Biblical Agriculture 101

Today's Gospel contains the Parable of the Sower. The parable and its explanation are really interesting if you have a little background on ancient farming practices. In Jesus' time fields were harvested in June and then left barren during the hot, dry summer. By the Fall the ground was quite hard. However, the farmers knew that the rain would be coming soon, so in the Fall the farmers would plant the crop for the next year's harvest. Most of our Florida vegetable farmers do the same thing--plant in the Fall to harvest in the Spring. Anyway, the ancient farmer did not plant like the modern farmer plants. The modern farmer plants in three steps: he ploughs, then sows seed, then covers the seed over. The ancient farmer planted in two steps. Farming began with a sower who went through the fields scattering seed. He was followed by a ploughman who would plough the seed under. That's why the seed that fell on the footpaths was useless. The ploughman wasn't about to plough the footpaths under. The seed that fell on rocks couldn't develop strong enough roots to survive. As far as the thorns were concerned, the Near East has world class thistles. Thistle plants grow over six feet tall. The only seed that had a chance of surviving would be that which fell on good soil. Therefore the simple meaning of the parable is "Be Good Soil."

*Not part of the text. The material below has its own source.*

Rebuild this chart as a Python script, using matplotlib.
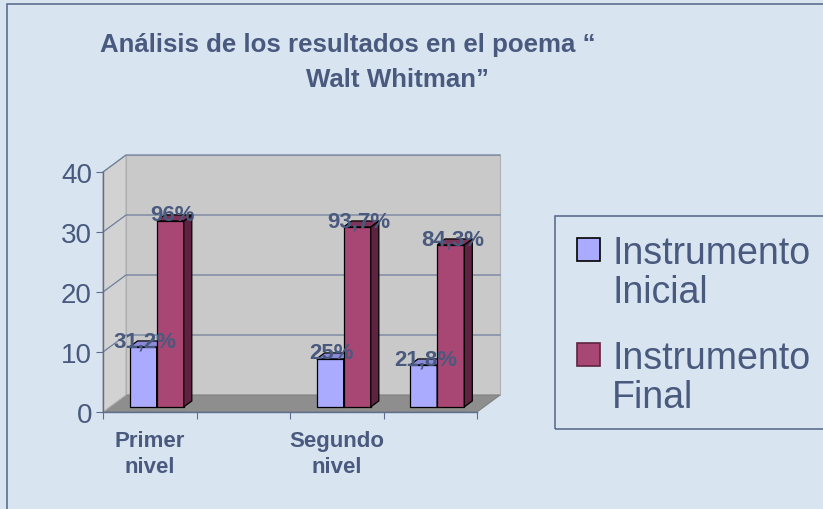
import numpy as np
import matplotlib
matplotlib.use("Agg")
import matplotlib.pyplot as plt
from matplotlib.patches import Polygon, Rectangle

plt.rcParams['font.family'] = ['Liberation Sans', 'DejaVu Sans']

# data
categories = ["Primer\nnivel", "", "Segundo\nnivel", ""]
series = ["Instrumento\nInicial", "Instrumento\nFinal"]
inicial = [10, np.nan, 8, 7]
final = [31, np.nan, 30, 27]
inicial_labels = ["31,2%", "", "25%", "21,8%"]
final_labels = ["96%", "", "93,7%", "84,3%"]
yticks = [0, 10, 20, 30, 40]

W, H = 823, 510
txt = '#495A7E'
axc = '#5E6E8E'
bg = '#D9E4F1'

fig = plt.figure(figsize=(W / 100, H / 100), dpi=100, facecolor=bg)
fig.add_artist(Rectangle((7 / W, -0.02), 1.1, 1.02 - 5 / H, transform=fig.transFigure,
                         fill=False, ec=axc, lw=1.2))

ax = fig.add_axes([103 / W, 97 / H, 374 / W, 240 / H])
ax.set_xlim(0, 4)
ax.set_ylim(0, 40)
ax.patch.set_visible(False)

# 3d offsets (data units)
DX = 23 / 93.5
DY = 17 / 6.0
F0 = 0.30   # depth of bar front
D = 0.35    # bar depth
BW = 0.29   # bar width

wall_kw = dict(clip_on=False, zorder=1)
ax.add_patch(Polygon([(DX, DY), (4 + DX, DY), (4 + DX, 40 + DY), (DX, 40 + DY)],
                     fc='#C9C9C9', ec='#B0B0B0', lw=0.8, **wall_kw))
ax.add_patch(Polygon([(0, 0), (4, 0), (4 + DX, DY), (DX, DY)],
                     fc='#8E8E8E', ec='#808080', lw=0.8, **wall_kw))
ax.add_patch(Polygon([(0, 0), (DX, DY), (DX, 40 + DY), (0, 40)],
                     fc='#D2D2D2', ec='#B0B0B0', lw=0.8, **wall_kw))
for v in yticks[1:]:
    ax.plot([0, DX, 4 + DX], [v, v + DY, v + DY], color='#6F7F9C', lw=0.9,
            clip_on=False, zorder=2)


def draw_series(offset, vals, labels, front, side, top):
    x0 = np.arange(len(vals)) + 0.5 + offset + F0 * DX
    b = F0 * DY
    ax.bar(x0, vals, width=BW, bottom=b, align='edge', color=front,
           edgecolor='black', lw=0.9, zorder=4, clip_on=False)
    for xl, v, lab in zip(x0, vals, labels):
        if np.isnan(v):
            continue
        xr = xl + BW
        ax.add_patch(Polygon([(xr, b), (xr + D * DX, b + D * DY),
                              (xr + D * DX, b + v + D * DY), (xr, b + v)],
                             fc=side, ec='black', lw=0.9, zorder=4, clip_on=False))
        ax.add_patch(Polygon([(xl, b + v), (xr, b + v), (xr + D * DX, b + v + D * DY),
                              (xl + D * DX, b + v + D * DY)],
                             fc=top, ec='black', lw=0.9, zorder=4, clip_on=False))
        ax.text(xl + BW / 2 + 0.02, b + v + 0.1, lab, ha='center', va='baseline',
                fontsize=16, fontweight='bold', color=txt, zorder=6)


draw_series(-BW, inicial, inicial_labels, '#AAAAFF', '#7474BE', '#8A8AD8')
draw_series(0, final, final_labels, '#A94774', '#5E2340', '#7E3458')

# axes styling
for s in ['top', 'right']:
    ax.spines[s].set_visible(False)
for s in ['left', 'bottom']:
    ax.spines[s].set_color(axc)
    ax.spines[s].set_linewidth(1.0)
    ax.spines[s].set_zorder(3)
ax.set_yticks(yticks)
ax.tick_params(axis='y', length=5, color=axc, labelsize=20, labelcolor=txt, pad=3)
ax.set_xticks(np.arange(5))
ax.set_xticklabels([])
ax.tick_params(axis='x', which='major', length=5, color=axc)
ax.set_xticks(np.arange(len(categories)) + 0.5, minor=True)
ax.set_xticklabels(categories, minor=True, fontsize=16, fontweight='bold', color=txt,
                   linespacing=1.3)
ax.tick_params(axis='x', which='minor', length=0, pad=13)

# title
fig.text(348 / W, 1 - 52 / H, "Análisis de los resultados en el poema “", ha='center',
         va='baseline', fontsize=18.6, fontweight='bold', color=txt)
fig.text(397 / W, 1 - 87 / H, "Walt Whitman”", ha='center', va='baseline',
         fontsize=18.6, fontweight='bold', color=txt)

# legend
fig.add_artist(Rectangle((555 / W, 80 / H), 0.5, (430 - 217) / H, transform=fig.transFigure,
                         fill=False, ec=axc, lw=1.2))
for i, (name, fc, ec) in enumerate(zip(series, ['#AAAAFF', '#A94774'], ['black', '#5E2340'])):
    top = 239 + i * 105
    fig.add_artist(Rectangle((577 / W, 1 - (top + 23) / H), 23 / W, 23 / H,
                             transform=fig.transFigure, fc=fc, ec=ec, lw=1.2))
    fig.text(612 / W, 1 - (top + 64) / H, name, ha='left', va='baseline', fontsize=27,
             color=txt, linespacing=1.12)

fig.savefig('out.png', dpi=100, facecolor=bg)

I want to build on this thought by considering the soil. Good soil receives help. The farmer fertilizes it, makes sure it receives nutrients that will help the seed grow, and of course, he waters the soil.

God is the farmer. We are the soil. But God doesn't just sow the seed, his Word, and leave us expecting us to nurture the seed ourselves. He nurtures us. He waters us. He gives us the capacity to be the very best soil.

This is important because we often are down on ourselves, claiming that we cannot be the best Christians. Parents will often balk at the thought that they must be the first teachers of their children in the ways of faith because they fear that situations in their past renders them incapable of conveying the faith. People might receive a call from our religious education director asking them to teach and might respond that they don't feel they are good enough. People might receive a call from the co-ordinator of a parish ministry asking them to be lectors, Extraordinary Ministers of the Eucharist, etc, and might feel that if the parish knew about certain things in their past they would never have been asked. These negative thoughts which all of us harbor to various degrees ignore the fact that if God calls us to a ministry, if he calls us to be the soil where he wants to sow his Word, he will then give us the ability to complete the ministry.

I am convinced that it is part of the human psyche to cherish guilt. Perhaps, a person was not his or her best as a young man or woman. He or she made some tragic errors. But time went on and that person responded to God's call to come home. The call may have come through a graced moment like marriage, the birth of a child, or even the child's First Communion. Or the call may have come when the person just felt that he or she began to miss the most positive aspect of their childhood, their union with God. The person eventually received the courage to approach the sacrament of reconciliation, penance. At that point, God has forgave everything.

But the person hasn't forgiven himself or herself. The person's self image is that of the sinner. But that is who that person was, not who that person is. If God sows his seed among us, calls us to be good soil, then we have to accept his caring for the soil. We have to accept his forgiveness. Is there anyone who thinks that God made a mistake in giving them children? I certainly hope not. If God gives children, he does this because he knows we can cultivate them to bring his presence to the world. We are all God's instruments. We can be good soil because God prepares us to be good soil. We do not have the right to allow ourselves to be bogged down by the memory of sins forgiven by God. He has forgiven us. We have to forgive ourselves.

So let's do our best to get rid of the negative thoughts we have about ourselves. We are not alone. The Lord is with us. He writes straight with the crooked lines of our lives.

We can be good soil as long as we trust God allowing him to prepare us to give growth to his Word.